Si può entrare nel profilo Facebook di qualcun altro senza il suo consenso? La domanda non è posta a caso perché nella vicenda in esame, i giudici della Cassazione hanno dovuto pronunciarsi su un presunto caso di accesso abusivo in un sistema informatico (di cui all’art. 615 ter c.p.) commesso da un marito, che aveva fatto accesso al profilo facebook della moglie

Ebbene, in primo grado l’uomo era stato condannato alla pena di legge perché non soltanto era entrato “abusivamente” nel profilo facebook della compagna, attraverso il nome e le password da questa utilizzate all’ultimo accesso; ma così facendo aveva potuto anche fotografare una chat intrattenuta (da quest’ultima) con un altro uomo per poi cambiare la password e impedirle l’accesso al social network.

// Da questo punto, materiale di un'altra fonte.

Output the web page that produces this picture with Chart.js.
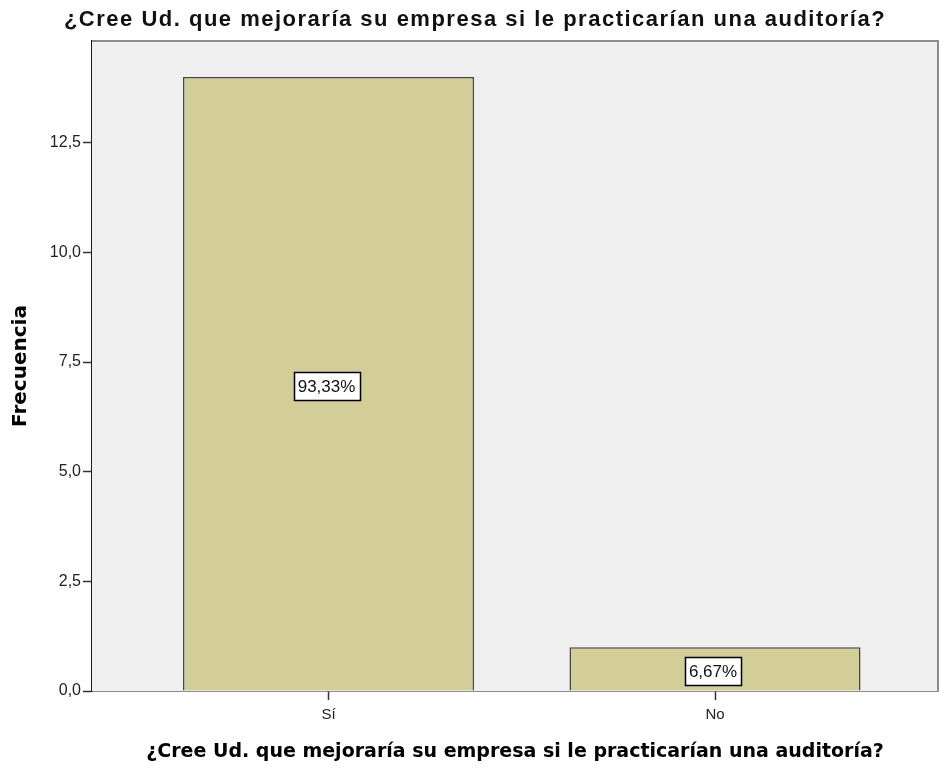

La sentenza confermata in appello veniva poi impugnata dinanzi ai giudici della Suprema Corte di Cassazione, che tuttavia dichiarava il ricorso inammissibile.

Ancora un caso in cui il ricorrente tenta di ottenere in sede di legittimità una rilettura dei fatti e una rivalutazione giuridica della fattispecie; operazione che come è noto è preclusa ai giudici della Cassazione, trattandosi al contrario, di una facoltà che si esaurisce col giudizio d’appello.

Come si legge nelle motivazioni di Sez. U, n. 22242 del 27/01/2011, tale impostazione si risolve nella pretesa di ottenere dinanzi alla Corte di cassazione un giudizio di fatto che non le compete, dal momento che esula dai poteri del Giudice di legittimità quello di una “rilettura” degli elementi di fatto posti a fondamento della decisione, la cui valutazione è, in via esclusiva, riservata al giudice di merito, senza che possa integrare il vizio di legittimità la mera prospettazione di una diversa, e per il ricorrente più adeguata, valutazione delle risultanze processuali.

Di contro la Corte territoriale aveva fornito una motivazione che – a detta degli Ermellini – è stata correttamente e razionalmente valutata in vista della accertata convergenza di tutta una serie di elementi: il dato – incontestato – che il ricorrente avesse le credenziali di accesso a Facebook della moglie, il fatto che quella stessa mattina egli si era presentato alla moglie mostrando la chat “incriminata” (e poi producendola nel giudizio di separazione); nonché la circostanza obiettiva della connessione servita per modificare la password, avvenuta dalla casa del padre dell’imputato.

Abusivo accesso in un sistema informatico

La Cassazione però affronta anche un altro tema. Non può trascurarsi l’ulteriore dato, pure evidenziato dalla difesa del ricorrente, che sarebbe stata proprio la moglie, in tempi non sospetti (ossia prima del lacerarsi della loro relazione) a comunicargli le password di accesso al social network.

Ebbene, se così fosse non avrebbe alcun senso discutere dell’eventuale configurazione del reato di “accesso abusivo”, posto che vi sarebbe stata una autorizzazione, ancorché implicita, dalla persona interessata.

Ma non è quello che pensano i giudici della Cassazione, perché a prescindere da quest’ultima riflessione, giova comunque osservare che la circostanza che il ricorrente fosse a conoscenza delle chiavi di accesso della moglie al sistema informatico – quand’anche fosse stata quest’ultima a renderle note e a fornire, così, in passato, un’implicita autorizzazione all’accesso – non escluderebbe comunque il carattere abusivo degli accessi sub iudice. Mediante questi ultimi, infatti, si è ottenuto un risultato certamente in contrasto con la volontà della persona offesa ed esorbitante rispetto a qualsiasi possibile ambito autorizzatorio del titolare dello ius excludendi alios, vale a dire la conoscenza di conversazioni riservate e finanche l’estromissione dall’account Facebook della titolare del profilo e l’impossibilità di accedervi. (Sez. 5, n. 52572 del 06/06/2017).

Il ricorso è stato perciò dichiarato inammissibile e l’uomo condannato alla pena di legge.